Abstract

Abstract Pseudo-slug flow is widely encountered in petroleum production systems, such as in upward inclined pipelines and deviated wells with liquid loading issues. To author's knowledge, there is no model yet available to predict the behavior of this flow pattern. This study presents a simple model to predict the design parameters of pseudo-slug flow (pressure gradient and liquid holdup). The modeling approach relies on the fact that pseudo-slug structure involves a continuous gas passage despite of apparent intermittency as a whole. Consequently, pseudo-slug flow is treated as a segregated flow with very large waves rather than a conventional slug unit cell. A modeling approach combining drift-flux and two-fluid models is proposed in this study. This method eliminates the need to arbitrarily prescribe the interfacial friction factor correlations for pseudo-slug, which would conceivably differ from those of stratified/ wavy/ roll-waves flow reported in literature.

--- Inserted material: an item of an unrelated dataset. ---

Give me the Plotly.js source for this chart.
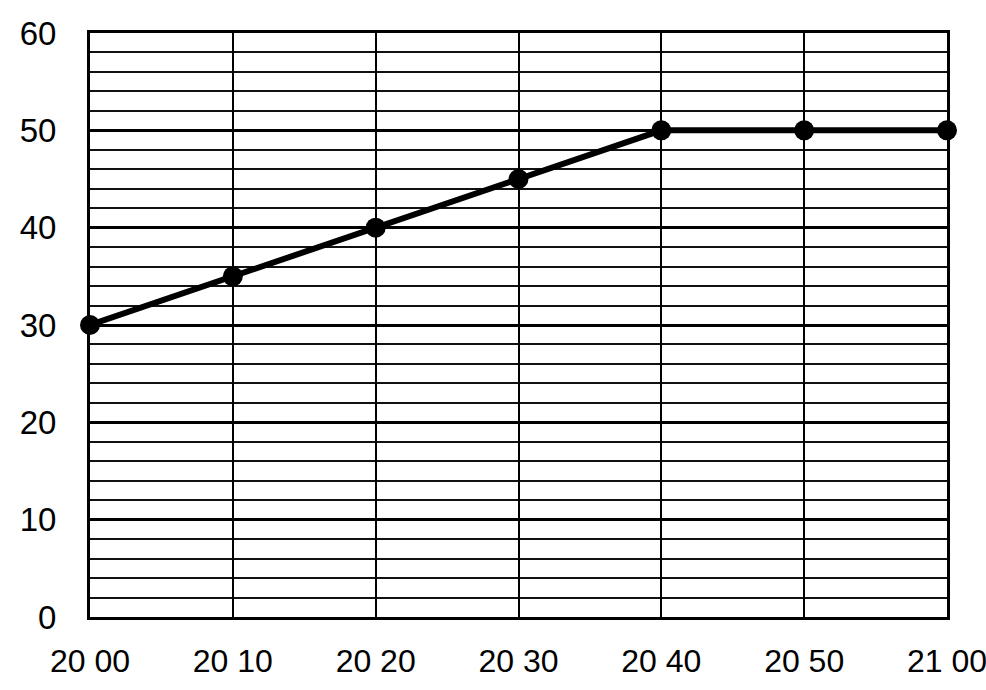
<!DOCTYPE html>
<html>
<head>
<meta charset="utf-8">
<script src="https://cdn.plot.ly/plotly-3.0.1.min.js"></script>
<style>html,body{margin:0;padding:0;background:#fff;}#chart{width:986px;height:690px;}</style>
</head>
<body>
<div id="chart"></div>
<script>
var categories = ["20 00", "20 10", "20 20", "20 30", "20 40", "20 50", "21 00"];
var values = [30, 35, 40, 45, 50, 50, 50];
var yTicks = [0, 10, 20, 30, 40, 50, 60];

var trace = {
  x: categories,
  y: values,
  type: 'scatter',
  mode: 'lines+markers',
  line: {color: '#000', width: 6},
  marker: {color: '#000', size: 20},
  cliponaxis: false,
  hoverinfo: 'skip'
};

var layout = {
  width: 986,
  height: 690,
  margin: {l: 90, r: 39, t: 33, b: 73},
  paper_bgcolor: '#fff',
  plot_bgcolor: '#fff',
  showlegend: false,
  font: {family: 'Liberation Sans, Arial, sans-serif', color: '#000'},
  xaxis: {
    type: 'category',
    range: [0, 6],
    showgrid: true,
    gridcolor: '#000',
    gridwidth: 2,
    showline: true,
    linecolor: '#000',
    linewidth: 3,
    mirror: true,
    ticks: '',
    ticklabelstandoff: 14,
    tickfont: {size: 32, color: '#000'},
    zeroline: false,
    fixedrange: true
  },
  yaxis: {
    range: [0, 60],
    tickvals: yTicks,
    ticktext: yTicks.map(String),
    showgrid: true,
    gridcolor: '#000',
    gridwidth: 3,
    minor: {dtick: 2, showgrid: true, gridcolor: '#111', gridwidth: 2, ticks: ''},
    showline: true,
    linecolor: '#000',
    linewidth: 3,
    mirror: true,
    ticks: '',
    ticklabelstandoff: 24,
    tickfont: {size: 33, color: '#000'},
    zeroline: false,
    fixedrange: true
  }
};

Plotly.newPlot('chart', [trace], layout, {displayModeBar: false, staticPlot: true});
</script>
</body>
</html>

A new closure relationship is needed for pseudo-slug flow drift-flux coefficients, which are easily derivable from experimental data in literature. Iterative procedure requirement to run the proposed model is minimal, which is an advantage for practical application. Additionally, this modeling approach does not produce multiple solutions, which may be exhibited by conventional two-fluid model. Pseudo-slug flow experimental data are collected from literature for benchmarking purpose. The accuracy of pressure gradient and holdup predictions of the proposed model is better than two state-of-the-art multiphase flow simulators, which generally treat pseudo-slug as slug flow. The values of interfacial friction factor naturally emerge in the calculation instead of being prescribed by a closure relationship. These calculated values exhibit sensible physical relations with pseudo-slug characteristics observed experimentally. The closure relationships for drift-flux coefficients remain to be improved in the future as more pseudo-slug experimental data become available.